When McCain met Sarah Palin, she "felt shaken and troubled," worrying like many others that the Alaska governor was not prepared for the national stage. As a running mate she preferred Sen. Joe Lieberman, "a brilliant politician . . . one of the kindest, friendliest, and funniest people I have ever met," and feared the slot would go to Mitt Romney, "the politician I most loved to watch and ridicule." She blames the choice of Palin on a secret cabal of campaign advisers and particularly excoriates Steve Schmidt, whom she describes as "our bullying campaign manager."
Once the Palin clan climbed aboard, the Pirate Ship started to sink. "From the minute Sarah arrived," McCain writes, "the campaign began splitting apart. And rather than joining us, and our campaign, she seemed only to begin her own." Palin's arrival -- this "sudden, freakishly huge, full-fledged phenomenon" -- was jarring for the potential first daughter, who found herself shoved into the background. Soon, she was misbehaving, becoming a distraction, and finally was effectively banished from the campaign. "The irony wasn't lost on me," she recalls. "Here I'd been ruminating about how the Palins weren't 'ready for prime time' when, in fact, it was me all along."
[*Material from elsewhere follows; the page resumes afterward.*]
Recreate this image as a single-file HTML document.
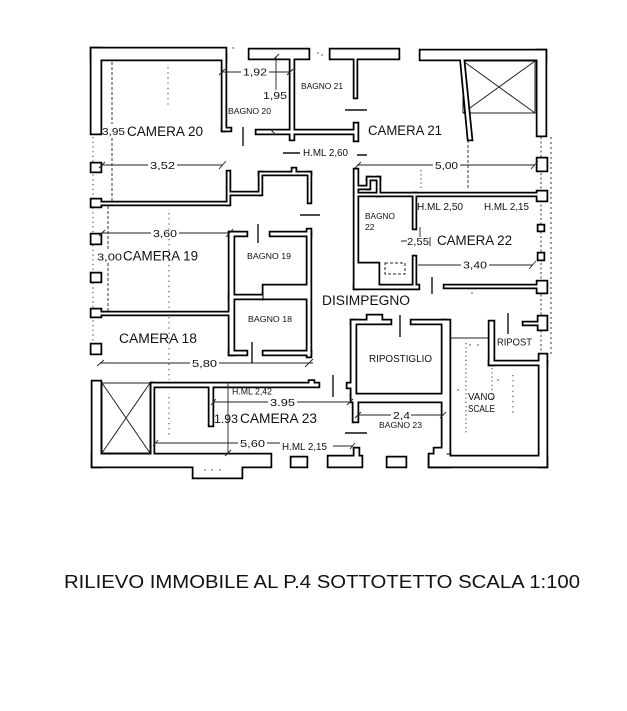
<!DOCTYPE html>
<html>
<head>
<meta charset="utf-8">
<style>
  html,body{margin:0;padding:0;background:#fff;}
  svg{display:block;}
  text{font-family:"Liberation Sans", Arial, sans-serif;fill:#111;}
</style>
</head>
<body>
<svg width="627" height="711" viewBox="0 0 627 711" xmlns="http://www.w3.org/2000/svg">
  <rect x="0" y="0" width="627" height="711" fill="#fff"/>
  <defs>
    <g id="w">
      <!-- top-left -->
      <rect x="91.5" y="48.5" width="134" height="11"/>
      <rect x="91.5" y="48.5" width="9" height="85"/>
      <rect x="222.5" y="55" width="3" height="75.5"/>
      <rect x="222.5" y="128.5" width="8" height="2"/>
      <!-- bagno bars -->
      <rect x="249.5" y="49.5" width="59" height="9"/>
      <rect x="290.5" y="55" width="3" height="84.5"/>
      <rect x="256.5" y="130.5" width="99" height="3"/>
      <rect x="354.5" y="123.5" width="3" height="17"/>
      <rect x="330.5" y="49.5" width="68" height="9"/>
      <rect x="354.5" y="55" width="2" height="42.5"/>
      <!-- top-right -->
      <rect x="420.5" y="50.5" width="125" height="9"/>
      <rect x="537.5" y="50.5" width="8" height="85"/>
      <polygon points="460.5,55 463,55 471.5,139.5 468.5,139.5"/>
      <!-- left columns -->
      <rect x="91.5" y="163.5" width="9" height="8"/>
      <rect x="91.5" y="199.5" width="9" height="7"/>
      <rect x="100" y="202.5" width="128.5" height="2"/>
      <rect x="227.5" y="171.5" width="2" height="33"/>
      <!-- stepped wall -->
      <rect x="229.5" y="192.5" width="30" height="2"/>
      <rect x="259.5" y="172.5" width="2" height="22"/>
      <rect x="259.5" y="172.5" width="51" height="2"/>
      <rect x="292.5" y="168.5" width="3" height="4"/>
      <rect x="308.5" y="172.5" width="2" height="30"/>
      <rect x="91.5" y="234.5" width="9" height="9"/>
      <rect x="91.5" y="273.5" width="9" height="8"/>
      <rect x="91.5" y="309.5" width="9" height="7"/>
      <rect x="100" y="312.5" width="131.5" height="2"/>
      <rect x="91.5" y="344.5" width="9" height="9"/>
      <!-- bagno 19/18 -->
      <rect x="229.5" y="232.5" width="4" height="122"/>
      <rect x="229.5" y="232.5" width="17" height="3"/>
      <rect x="270.5" y="232.5" width="40" height="3"/>
      <rect x="307.5" y="229.5" width="3" height="127"/>
      <rect x="263.5" y="285.5" width="45" height="13"/>
      <rect x="229.5" y="295.5" width="33" height="3"/>
      <rect x="229.5" y="351.5" width="17" height="3"/>
      <rect x="263.5" y="351.5" width="47" height="3"/>
      <!-- camera 22 / bagno 22 -->
      <rect x="354.5" y="169.5" width="3" height="119"/>
      <rect x="356" y="186.5" width="12.5" height="2"/>
      <rect x="367.5" y="177.5" width="2" height="11"/>
      <rect x="367.5" y="177.5" width="12" height="2"/>
      <rect x="377.5" y="177.5" width="2" height="18"/>
      <rect x="356" y="193.5" width="183" height="2"/>
      <rect x="537.5" y="191.5" width="9" height="9"/>
      <rect x="537.5" y="158.5" width="9" height="12"/>
      <rect x="538.5" y="225.5" width="5" height="5"/>
      <rect x="538.5" y="253.5" width="5" height="6"/>
      <rect x="537.5" y="281.5" width="9" height="11"/>
      <rect x="444.5" y="285.5" width="94" height="2"/>
      <rect x="354.5" y="285.5" width="64" height="3"/>
      <rect x="413.5" y="193.5" width="2" height="35"/>
      <rect x="413.5" y="256.5" width="2" height="31"/>
      <rect x="356" y="263.5" width="22.5" height="24"/>
      <!-- ripostiglio / bagno 23 / vano scale -->
      <rect x="351.5" y="320.5" width="39" height="3"/>
      <rect x="367.5" y="315.5" width="14" height="6"/>
      <rect x="411.5" y="320.5" width="34" height="3"/>
      <rect x="351.5" y="320.5" width="4" height="78"/>
      <rect x="347.5" y="383.5" width="5" height="4"/>
      <rect x="442.5" y="320.5" width="7" height="133"/>
      <rect x="351.5" y="394.5" width="94" height="7"/>
      <rect x="353.5" y="400" width="4" height="21.5"/>
      <rect x="434.5" y="448.5" width="12" height="8"/>
      <rect x="429.5" y="454.5" width="20" height="12"/>
      <rect x="429.5" y="456.5" width="117" height="10"/>
      <rect x="539.5" y="354.5" width="7" height="112"/>
      <rect x="489.5" y="321.5" width="4" height="43"/>
      <rect x="489.5" y="361.5" width="57" height="3"/>
      <rect x="538.5" y="316.5" width="8" height="13"/>
      <rect x="523.5" y="322.5" width="16" height="2"/>
      <!-- camera 23 -->
      <rect x="92.5" y="381.5" width="8" height="85"/>
      <rect x="92.5" y="454.5" width="178" height="12"/>
      <rect x="193.5" y="460" width="48" height="17.5"/>
      <rect x="151.5" y="383.5" width="2" height="71"/>
      <rect x="151.5" y="383.5" width="167" height="3"/>
      <rect x="309.5" y="381" width="4" height="3"/>
      <rect x="209.5" y="385" width="3" height="40.5"/>
      <!-- bottom pieces -->
      <rect x="291.5" y="457.5" width="15" height="9"/>
      <rect x="328.5" y="456.5" width="33" height="10"/>
      <rect x="354.5" y="448.5" width="4" height="9"/>
      <rect x="387.5" y="457.5" width="18" height="9"/>
    </g>
  </defs>

  <!-- dotted / dashed guide lines (under walls) -->
  <g stroke="#333" stroke-width="1" fill="none">
    <line x1="168" y1="67" x2="168" y2="107" stroke-dasharray="1.2 4"/>
    <line x1="169" y1="213" x2="169" y2="380" stroke-dasharray="1.2 4"/>
    <line x1="169" y1="397" x2="169" y2="437" stroke-dasharray="1.2 4"/>
    <line x1="468" y1="140" x2="468" y2="188" stroke-dasharray="3 2"/>
    <line x1="93" y1="137" x2="93" y2="343" stroke-dasharray="1.2 3.5"/>
    <line x1="541" y1="137" x2="541" y2="355" stroke-dasharray="2 2.5"/>
    <line x1="551" y1="137" x2="551" y2="355" stroke-dasharray="2 3"/>
    <line x1="466" y1="343" x2="466" y2="433" stroke-dasharray="1.2 3"/>
    <line x1="492" y1="368" x2="492" y2="402" stroke-dasharray="1.2 3"/>
    <line x1="513" y1="375" x2="513" y2="413" stroke-dasharray="1.2 4"/>
    <line x1="421" y1="170" x2="421" y2="190" stroke-dasharray="1.2 3"/>
    <line x1="112" y1="57" x2="112" y2="124" stroke-dasharray="3 2"/>
    <line x1="112" y1="138" x2="112" y2="203" stroke-dasharray="3 2"/>
    <line x1="108" y1="206" x2="108" y2="249" stroke-dasharray="3 2"/>
    <line x1="108" y1="263" x2="108" y2="311" stroke-dasharray="3 2"/>
  </g>

  <!-- X boxes -->
  <g stroke="#222" stroke-width="1" fill="none">
    <rect x="463" y="61" width="72" height="52"/>
    <line x1="463" y1="61" x2="535" y2="113"/>
    <line x1="535" y1="61" x2="463" y2="113"/>
    <rect x="102" y="383" width="48" height="70"/>
    <line x1="102" y1="383" x2="150" y2="453"/>
    <line x1="150" y1="383" x2="102" y2="453"/>
  </g>

  <!-- walls -->
  <use href="#w" fill="#000" stroke="#000" stroke-width="3.5"/>
  <use href="#w" fill="#fff" stroke="none"/>

  <!-- shower tray dashed -->
  <rect x="385" y="263" width="20" height="11" fill="none" stroke="#222" stroke-width="1" stroke-dasharray="3 2"/>

  <!-- dimension lines -->
  <g stroke="#222" stroke-width="0.9" fill="none">
    <path d="M222 72H241M269 72H290"/>
    <path d="M219 75L225 69M287 75L293 69"/>
    <path d="M276 57V90M273 60L279 54"/>
    <path d="M102 165H148M177 165H223M219 169L226 161M99 168L105 162"/>
    <path d="M357 165H433M460 165H535M531 169L538 161M355 168L361 162"/>
    <path d="M102 233H151M179 233H230M226 237L233 229M99 236L105 230"/>
    <path d="M100 363H190M219 363H313M97 366L104 360M305 367L313 359"/>
    <path d="M418 265H461M489 265H533M529 269L536 261"/>
    <path d="M401 241H407M430 237V246M420 227V237"/>
    <path d="M213 402H268M297 402H350M211 405L216 399M347 405L353 399"/>
    <path d="M228 383V453M225 456L231 450"/>
    <path d="M155 443H238M267 443H280M153 446L158 440"/>
    <path d="M333 446H353M350 449L355 443"/>
    <path d="M358 415H391M411 415H443M355 418L361 412M440 418L446 412"/>
    <path d="M451 338H488"/>
    <path d="M271 130L276 135"/>
  </g>
  <!-- short heavy marks / door leaves -->
  <g stroke="#111" stroke-width="1.4" fill="none">
    <path d="M283 153H300M345 110H367M357 155H367M300 215H320M345 433H367"/>
    <path d="M243 127V146M258 224V243M252 342V363M400 315V337M432 277V294M333 375V397M508 313V334"/>
  </g>
  <!-- small dots -->
  <g fill="#333">
    <circle cx="233" cy="48" r="0.7"/>
    <circle cx="318" cy="53" r="0.7"/>
    <circle cx="322" cy="55" r="0.7"/>
    <circle cx="205" cy="470" r="0.7"/>
    <circle cx="212" cy="470" r="0.7"/>
    <circle cx="220" cy="470" r="0.7"/>
    <circle cx="458" cy="390" r="0.7"/>
    <circle cx="498" cy="380" r="0.7"/>
    <circle cx="470" cy="345" r="0.7"/>
    <circle cx="478" cy="345" r="0.7"/>
    <circle cx="472" cy="293" r="0.7"/>
  </g>

  <!-- labels -->
  <text x="243" y="75.5" font-size="10.5" textLength="24" lengthAdjust="spacingAndGlyphs">1,92</text>
  <text x="263" y="99" font-size="10.5" textLength="24" lengthAdjust="spacingAndGlyphs">1,95</text>
  <text x="228" y="114" font-size="8.6" textLength="43" lengthAdjust="spacingAndGlyphs">BAGNO 20</text>
  <text x="301" y="89" font-size="8.6" textLength="42" lengthAdjust="spacingAndGlyphs">BAGNO 21</text>
  <text x="102" y="135" font-size="10.5" textLength="23" lengthAdjust="spacingAndGlyphs">3,95</text>
  <text x="127" y="136" font-size="13.5" textLength="76" lengthAdjust="spacingAndGlyphs">CAMERA 20</text>
  <text x="368" y="135" font-size="13.5" textLength="74" lengthAdjust="spacingAndGlyphs">CAMERA 21</text>
  <text x="303" y="156" font-size="10" textLength="45" lengthAdjust="spacingAndGlyphs">H.ML 2,60</text>
  <text x="150" y="169" font-size="10.5" textLength="25" lengthAdjust="spacingAndGlyphs">3,52</text>
  <text x="435" y="169" font-size="10.5" textLength="23" lengthAdjust="spacingAndGlyphs">5,00</text>
  <text x="365" y="219" font-size="8.6" textLength="30" lengthAdjust="spacingAndGlyphs">BAGNO</text>
  <text x="365" y="230" font-size="8.6">22</text>
  <text x="417" y="210" font-size="10" textLength="46" lengthAdjust="spacingAndGlyphs">H.ML 2,50</text>
  <text x="484" y="210" font-size="10" textLength="45" lengthAdjust="spacingAndGlyphs">H.ML 2,15</text>
  <text x="153" y="237" font-size="10.5" textLength="24" lengthAdjust="spacingAndGlyphs">3,60</text>
  <text x="407" y="245" font-size="10.5" textLength="22" lengthAdjust="spacingAndGlyphs">2,55</text>
  <text x="437" y="245" font-size="13.5" textLength="75" lengthAdjust="spacingAndGlyphs">CAMERA 22</text>
  <text x="97" y="260.5" font-size="10.5" textLength="25" lengthAdjust="spacingAndGlyphs">3,00</text>
  <text x="123" y="260.5" font-size="13.5" textLength="75" lengthAdjust="spacingAndGlyphs">CAMERA 19</text>
  <text x="247" y="259" font-size="8.6" textLength="44" lengthAdjust="spacingAndGlyphs">BAGNO 19</text>
  <text x="463" y="268.5" font-size="10.5" textLength="24" lengthAdjust="spacingAndGlyphs">3,40</text>
  <text x="322" y="305" font-size="13.5" textLength="88" lengthAdjust="spacingAndGlyphs">DISIMPEGNO</text>
  <text x="248" y="322" font-size="8.6" textLength="44" lengthAdjust="spacingAndGlyphs">BAGNO 18</text>
  <text x="119" y="343" font-size="13.5" textLength="78" lengthAdjust="spacingAndGlyphs">CAMERA 18</text>
  <text x="497" y="345.5" font-size="10" textLength="35" lengthAdjust="spacingAndGlyphs">RIPOST</text>
  <text x="369" y="362" font-size="10.5" textLength="63" lengthAdjust="spacingAndGlyphs">RIPOSTIGLIO</text>
  <text x="192" y="367" font-size="10.5" textLength="25" lengthAdjust="spacingAndGlyphs">5,80</text>
  <text x="232" y="394.5" font-size="9" textLength="40" lengthAdjust="spacingAndGlyphs">H.ML 2,42</text>
  <text x="468" y="400" font-size="10" textLength="27" lengthAdjust="spacingAndGlyphs">VANO</text>
  <text x="270" y="406" font-size="10.5" textLength="25" lengthAdjust="spacingAndGlyphs">3.95</text>
  <text x="468" y="412" font-size="10" textLength="27" lengthAdjust="spacingAndGlyphs">SCALE</text>
  <text x="393" y="419" font-size="10.5" textLength="17" lengthAdjust="spacingAndGlyphs">2,4</text>
  <text x="214" y="423" font-size="12" textLength="24" lengthAdjust="spacingAndGlyphs">1.93</text>
  <text x="240" y="423" font-size="13.5" textLength="77" lengthAdjust="spacingAndGlyphs">CAMERA 23</text>
  <text x="379" y="428" font-size="8.6" textLength="43" lengthAdjust="spacingAndGlyphs">BAGNO 23</text>
  <text x="240" y="447" font-size="10.5" textLength="25" lengthAdjust="spacingAndGlyphs">5,60</text>
  <text x="282" y="450" font-size="10" textLength="45" lengthAdjust="spacingAndGlyphs">H.ML 2,15</text>

  <text x="64" y="588" font-size="18" textLength="516" lengthAdjust="spacingAndGlyphs">RILIEVO IMMOBILE AL P.4 SOTTOTETTO SCALA 1:100</text>
</svg>
</body>
</html>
McCain writes movingly of election day, when her father pulled the family into a huddle and delivered the bad news that was already evident in the campaign's own polls. She couldn't believe it was over -- at 5 p.m. "Election nights are supposed to go on and on. . . . The sun wasn't even down. My dad hadn't even eaten dinner." She ended the campaign feeling alienated from her party and worried about its domination by the Christian right. Calling herself a passionate Christian, McCain fears the party will shrink and possibly become irrelevant if it narrows its agenda to "accommodate only one moral code." On the night of her father's defeat, she felt gloomy enough to imagine the worst for the party. "That night," she writes, "I was standing at its funeral and saying good-bye."